* Begin SUPPLIED RECORDS *

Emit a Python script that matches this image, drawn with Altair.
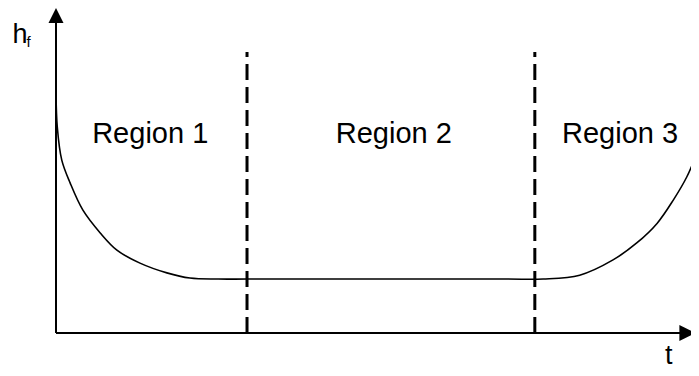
import altair as alt
import pandas as pd

# Bathtub curve (hazard rate h_f vs time t), data units 0..100
curve_t = [0, 0.2, 0.9, 2.2, 4.2, 6.9, 9.5, 13.1, 17.3, 20.9, 25.3, 30.0,
           70.0, 76.0, 81.7, 86.9, 90.6, 93.8, 96.3, 98.4, 100]
curve_h = [73.8, 63.4, 53.2, 46.2, 37.8, 30.8, 25.5, 21.5, 18.5, 16.9, 16.6, 16.6,
           16.6, 16.6, 17.8, 22.5, 27.7, 33.8, 40.9, 48.0, 55.4]

boundary_t = [29.8, 74.7]
boundary_top = [86.5, 86.5]

region_labels = ["Region 1", "Region 2", "Region 3"]
region_x = [14.7, 52.7, 88.0]
region_y = [58.5, 58.5, 58.5]

axis_x = [0, 0]
axis_y = [0, 0]
axis_x2 = [0, 99]
axis_y2 = [97, 0]

X = alt.Scale(domain=[0, 100], range=[0, 641], nice=False, zero=False)
Y = alt.Scale(domain=[0, 100], nice=False, zero=False)

curve_df = pd.DataFrame({"t": curve_t, "h": curve_h})
bound_df = pd.DataFrame({"t": boundary_t, "y0": [0, 0], "y1": boundary_top})
reg_df = pd.DataFrame({"label": region_labels, "x": region_x, "y": region_y})
axes_df = pd.DataFrame({"x": axis_x, "y": axis_y, "x2": axis_x2, "y2": axis_y2})

curve = alt.Chart(curve_df).mark_line(color="black", strokeWidth=1.6, interpolate="catmull-rom").encode(
    x=alt.X("t:Q", scale=X, axis=None),
    y=alt.Y("h:Q", scale=Y, axis=None),
)

bounds = alt.Chart(bound_df).mark_rule(color="black", strokeWidth=3, strokeDash=[16, 7]).encode(
    x=alt.X("t:Q", scale=X, axis=None),
    y=alt.Y("y0:Q", scale=Y, axis=None),
    y2="y1:Q",
)

axes = alt.Chart(axes_df).mark_rule(color="black", strokeWidth=2).encode(
    x=alt.X("x:Q", scale=X, axis=None),
    y=alt.Y("y:Q", scale=Y, axis=None),
    x2="x2:Q",
    y2="y2:Q",
)

arrow_up = alt.Chart(pd.DataFrame({"x": [0], "y": [97.7]})).mark_point(
    shape="M0,-1L1,1L-1,1Z", size=225, filled=True, color="black", opacity=1
).encode(x=alt.X("x:Q", scale=X, axis=None), y=alt.Y("y:Q", scale=Y, axis=None))

arrow_right = alt.Chart(pd.DataFrame({"x": [98.5], "y": [0]})).mark_point(
    shape="M1,0L-1,-1L-1,1Z", size=256, filled=True, color="black", opacity=1
).encode(x=alt.X("x:Q", scale=X, axis=None), y=alt.Y("y:Q", scale=Y, axis=None))

regions = alt.Chart(reg_df).mark_text(
    font="Liberation Sans", fontSize=29, color="black", align="center", baseline="alphabetic"
).encode(
    x=alt.X("x:Q", scale=X, axis=None),
    y=alt.Y("y:Q", scale=Y, axis=None),
    text="label:N",
)

h_lbl = alt.Chart(pd.DataFrame({"x": [-6.8], "y": [89.1], "s": ["h"]})).mark_text(
    font="Liberation Sans", fontSize=27, color="black", align="left", baseline="alphabetic"
).encode(x=alt.X("x:Q", scale=X, axis=None), y=alt.Y("y:Q", scale=Y, axis=None), text="s:N")

f_lbl = alt.Chart(pd.DataFrame({"x": [-4.6], "y": [88.0], "s": ["f"]})).mark_text(
    font="Liberation Sans", fontSize=15, color="black", align="left", baseline="alphabetic"
).encode(x=alt.X("x:Q", scale=X, axis=None), y=alt.Y("y:Q", scale=Y, axis=None), text="s:N")

t_lbl = alt.Chart(pd.DataFrame({"x": [95.6], "y": [-9.5], "s": ["t"]})).mark_text(
    font="Liberation Sans", fontSize=27, color="black", align="center", baseline="alphabetic"
).encode(x=alt.X("x:Q", scale=X, axis=None), y=alt.Y("y:Q", scale=Y, axis=None), text="s:N")

chart = alt.layer(curve, bounds, axes, arrow_up, arrow_right, regions, h_lbl, f_lbl, t_lbl).properties(
    width=635, height=325,
    autosize=alt.AutoSizeParams(type="none"),
    padding={"left": 48, "top": 0, "right": 0, "bottom": 35},
    background="white",
).configure_view(stroke=None)

chart.save("out.html", embed_options={"renderer": "svg", "actions": False})
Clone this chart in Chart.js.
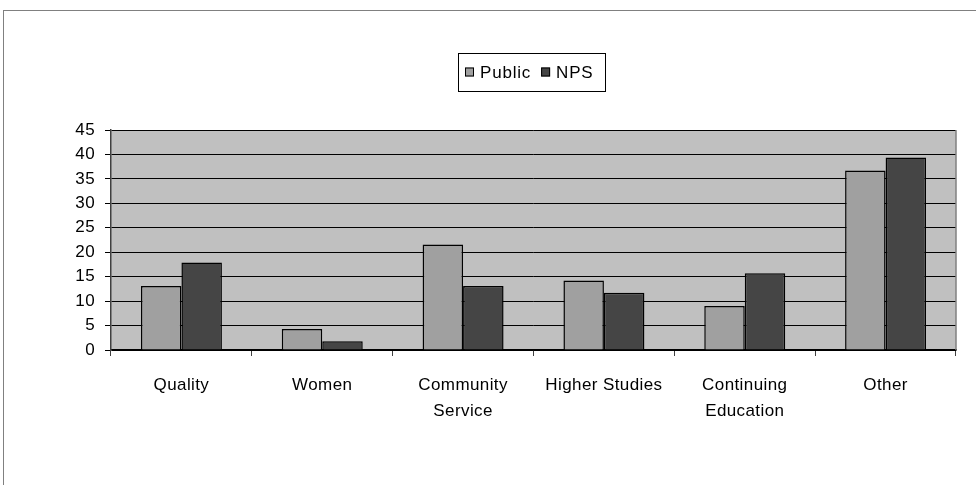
<!DOCTYPE html>
<html>
<head>
<meta charset="utf-8">
<script src="https://cdn.jsdelivr.net/npm/chart.js@4"></script>
<style>
  html, body { margin: 0; padding: 0; background: #fff; overflow: hidden; }
  #frame { position: absolute; left: 3px; top: 10px; width: 1200px; height: 700px; border: 1px solid #808080; }
  #wrap { position: absolute; left: 0; top: 0; width: 976px; height: 485px; }
</style>
</head>
<body>
<div id="frame"></div>
<div id="wrap"><canvas id="chart" width="976" height="485"></canvas></div>
<script>
const categories = ['Quality', 'Women', ['Community', 'Service'], 'Higher Studies', ['Continuing', 'Education'], 'Other'];
const publicValues = [13.1, 4.3, 21.6, 14.2, 9.0, 36.7];
const npsValues = [17.9, 1.8, 13.1, 11.7, 15.7, 39.4];
const yTicks = [0, 5, 10, 15, 20, 25, 30, 35, 40, 45];

const FONT = "'Liberation Sans', Arial, sans-serif";
const SPACING = '0.4px';

// plot background + letter spacing
const plotBg = {
    id: 'plotBg',
    beforeDraw(chart) {
        const ctx = chart.ctx;
        const a = chart.chartArea;
        ctx.letterSpacing = SPACING;
        ctx.save();
        ctx.fillStyle = '#c0c0c0';
        ctx.fillRect(a.left, a.top, a.right - a.left, a.bottom - a.top);
        ctx.restore();
    },
    afterDraw(chart) {
        const ctx = chart.ctx;
        const a = chart.chartArea;
        ctx.save();
        ctx.strokeStyle = '#808080';
        ctx.lineWidth = 1.5;
        ctx.beginPath();
        ctx.moveTo(a.right, a.top);
        ctx.lineTo(a.right, a.bottom);
        ctx.stroke();
        ctx.restore();
    }
};

// boxed legend like the original
const boxLegend = {
    id: 'boxLegend',
    afterDraw(chart) {
        const ctx = chart.ctx;
        ctx.save();
        ctx.letterSpacing = '0.8px';
        ctx.font = '17px ' + FONT;
        ctx.textBaseline = 'middle';
        const left = 458, top = 53, right = 605, bottom = 91;
        ctx.strokeStyle = '#000';
        ctx.lineWidth = 1;
        ctx.strokeRect(left + 0.5, top + 0.5, right - left, bottom - top);
        const cy = (top + bottom) / 2;
        let x = left + 7;
        chart.data.datasets.forEach(ds => {
            ctx.fillStyle = ds.backgroundColor;
            ctx.fillRect(x, cy - 4.5, 9, 9);
            ctx.strokeRect(x + 0.5, cy - 4.5 + 0.5, 8, 8);
            ctx.fillStyle = '#000';
            ctx.fillText(ds.label, x + 15, cy + 1);
            x += 15 + ctx.measureText(ds.label).width + 10;
        });
        ctx.restore();
    }
};

new Chart(document.getElementById('chart'), {
    type: 'bar',
    data: {
        labels: categories,
        datasets: [
            { label: 'Public', data: publicValues, backgroundColor: '#a0a0a0', borderColor: '#000', borderWidth: 1.5 },
            { label: 'NPS', data: npsValues, backgroundColor: '#454545', borderColor: '#000', borderWidth: 1.5 }
        ]
    },
    options: {
        responsive: false,
        animation: false,
        layout: { padding: { left: 0, right: 20, top: 130, bottom: 0 } },
        datasets: { bar: { categoryPercentage: 0.575, barPercentage: 1.0 } },
        plugins: { legend: { display: false }, tooltip: { enabled: false } },
        scales: {
            x: {
                afterFit: s => { s.height = 135; },
                grid: { offset: true, drawOnChartArea: false, tickLength: 6, color: '#404040' },
                border: { color: '#000', width: 1.5 },
                ticks: { color: '#000', padding: 17, maxRotation: 0, autoSkip: false, font: { family: FONT, size: 17, lineHeight: 1.5 } }
            },
            y: {
                min: 0,
                max: 45,
                afterFit: s => { s.width = 111; },
                afterBuildTicks: s => { s.ticks = yTicks.map(v => ({ value: v })); },
                grid: { color: '#000', lineWidth: 1, tickLength: 6 },
                border: { color: '#404040', width: 1.5 },
                ticks: { color: '#000', padding: 10, font: { family: FONT, size: 17 } }
            }
        }
    },
    plugins: [plotBg, boxLegend]
});
</script>
</body>
</html>
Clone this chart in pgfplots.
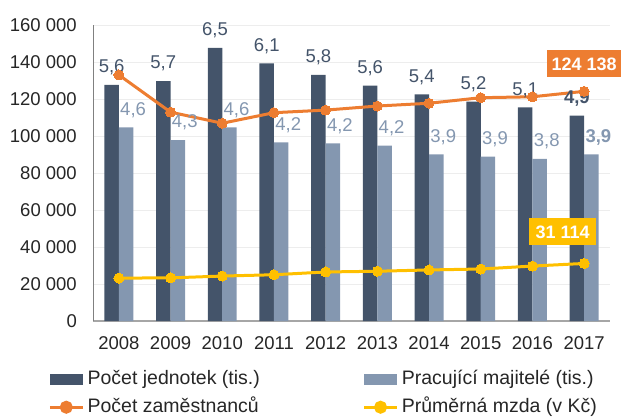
\documentclass[border=0pt]{standalone}
\usepackage{pgfplots}
\usepackage{pgfplotstable}
\pgfplotsset{compat=1.18}
\usepackage{fontspec}
\setmainfont{Liberation Sans}
\definecolor{darkbar}{HTML}{44546A}
\definecolor{lightbar}{HTML}{8497B0}
\definecolor{orng}{HTML}{ED7D31}
\definecolor{yel}{HTML}{FFC000}
\definecolor{txt}{HTML}{262626}
\definecolor{gridc}{HTML}{EDEDED}
\definecolor{axc}{HTML}{A6A6A6}

\pgfplotstableread{
x y lab
-0.14 127600 {5,6}
0.86 129700 {5,7}
1.86 147600 {6,5}
2.86 139300 {6,1}
3.86 133000 {5,8}
4.86 127200 {5,6}
5.86 122500 {5,4}
6.86 118600 {5,2}
7.86 115500 {5,1}
8.86 111000 {\textbf{4,9}}
}\darkdata

\pgfplotstableread{
x y lab
0.14 104700 {4,6}
1.14 97800 {4,3}
2.14 104700 {4,6}
3.14 96600 {4,2}
4.14 96000 {4,2}
5.14 94800 {4,2}
6.14 90100 {3,9}
7.14 88800 {3,9}
8.14 87600 {3,8}
9.14 90100 {\textbf{3,9}}
}\lightdata

\pgfplotstableread{
x y
0 133000
1 112900
2 106900
3 112600
4 114000
5 116200
6 117700
7 120700
8 121200
9 124138
}\orangedata

\pgfplotstableread{
x y
0 23200
1 23300
2 24300
3 25000
4 26500
5 26900
6 27600
7 28100
8 29700
9 31114
}\yellowdata

\begin{document}
\begin{tikzpicture}
\path[use as bounding box] (-93pt,-97pt) rectangle (528pt,321pt);
\begin{axis}[
  at={(0,0)}, anchor=south west,
  scale only axis, width=517pt, height=296pt,
  xmin=-0.5, xmax=9.5, ymin=0, ymax=160000,
  scaled y ticks=false,
  xtick={0,...,9},
  xticklabels={2008,2009,2010,2011,2012,2013,2014,2015,2016,2017},
  ytick={0,20000,40000,60000,80000,100000,120000,140000,160000},
  yticklabels={0,20 000,40 000,60 000,80 000,100 000,120 000,140 000,160 000},
  ymajorgrids, grid style={color=gridc, line width=1pt},
  axis x line*=bottom, axis y line*=left,
  x axis line style={color=axc, line width=2pt, -},
  y axis line style={color=gray, line width=0.8pt, -},
  major tick length=0pt,
  tick label style={font=\fontsize{18.5}{20}\selectfont, text=txt},
  xticklabel style={anchor=north, inner sep=0pt, yshift=-15pt},
  yticklabel style={anchor=east, inner sep=0pt, xshift=-16pt},
  clip=false,
  legend columns=2,
  legend cell align=left,
  legend style={draw=none, fill=none, at={(-0.0865,-0.1680)}, anchor=north west,
    inner sep=0pt, outer sep=0pt, column sep=0pt, row sep=11pt,
    nodes={inner sep=0pt, outer sep=0pt, text height=14pt, text depth=3pt, text=txt,
      font=\fontsize{19.5}{21}\selectfont}},
]
\addplot[ybar, bar width=14.5pt, bar shift=0pt, fill=darkbar, draw=none,
  nodes near coords, point meta=explicit symbolic,
  every node near coord/.append style={anchor=south, inner sep=0pt, yshift=12pt, text depth=0pt,
    text=darkbar, font=\fontsize{18.5}{20}\selectfont},
  legend image code/.code={\fill[darkbar] (0pt,-5.5pt) rectangle (33pt,5.5pt);}]
  table[x=x, y=y, meta=lab] {\darkdata};
\addlegendentry{\makebox[278.3pt][l]{\hspace*{3.3pt}Počet jednotek (tis.)}}
\addplot[ybar, bar width=14.5pt, bar shift=0pt, fill=lightbar, draw=none,
  nodes near coords, point meta=explicit symbolic,
  every node near coord/.append style={anchor=south, inner sep=0pt, yshift=12pt, xshift=7pt, text depth=0pt,
    text=lightbar, font=\fontsize{18.5}{20}\selectfont},
  legend image code/.code={\fill[lightbar] (0pt,-5.5pt) rectangle (33pt,5.5pt);}]
  table[x=x, y=y, meta=lab] {\lightdata};
\addlegendentry{\hspace*{3.3pt}Pracující majitelé (tis.)}
\addplot[orng, line width=3pt, mark=*, mark size=5pt, mark options={fill=orng, draw=orng, line width=0pt},
  legend image code/.code={\draw[orng, line width=3pt] (0pt,0pt) -- (33pt,0pt); \fill[orng] (16.5pt,0pt) circle (5pt);}]
  table[x=x, y=y] {\orangedata};
\addlegendentry{\makebox[278.3pt][l]{\hspace*{3.3pt}Počet zaměstnanců}}
\addplot[yel, line width=3pt, mark=*, mark size=5pt, mark options={fill=yel, draw=yel, line width=0pt},
  legend image code/.code={\draw[yel, line width=3pt] (0pt,0pt) -- (33pt,0pt); \fill[yel] (16.5pt,0pt) circle (5pt);}]
  table[x=x, y=y] {\yellowdata};
\addlegendentry{\hspace*{3.3pt}Průměrná mzda (v Kč)}
% value boxes
\addplot[forget plot, draw=none, mark=none, nodes near coords, point meta=explicit symbolic,
  every node near coord/.append style={anchor=south, yshift=14pt, fill=orng, text=white,
    inner xsep=4.5pt, inner ysep=7pt, text height=13pt, text depth=0pt,
    font=\fontsize{18}{20}\selectfont\bfseries}]
  coordinates {(9,124138) [124 138]};
\addplot[forget plot, draw=none, mark=none, nodes near coords, point meta=explicit symbolic,
  every node near coord/.append style={anchor=south, yshift=18pt, xshift=-21.5pt, fill=yel, text=white,
    inner xsep=6.5pt, inner ysep=7pt, text height=13pt, text depth=0pt,
    font=\fontsize{18}{20}\selectfont\bfseries}]
  coordinates {(9,31114) [31 114]};
\end{axis}
\end{tikzpicture}
\end{document}
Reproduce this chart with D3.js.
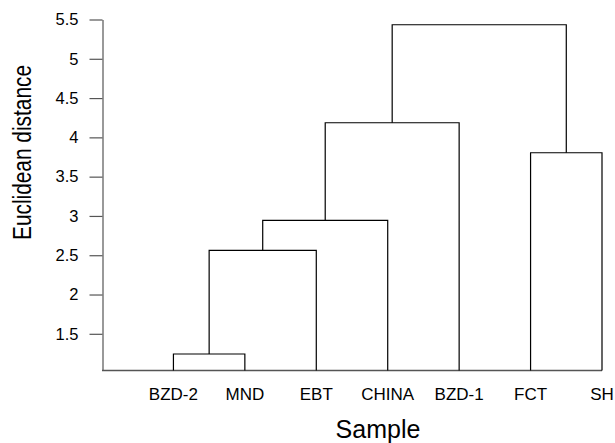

* End SUPPLIED RECORDS *

> [INSTRUCTION] Take the lines from the start of the material to the line with "import pandas as pd", both included, and transcribe them exactly without the pictures.

> [SOLVED EXERCISE]
Emit a Python script that matches this image, drawn with Altair.
import altair as alt
import pandas as pd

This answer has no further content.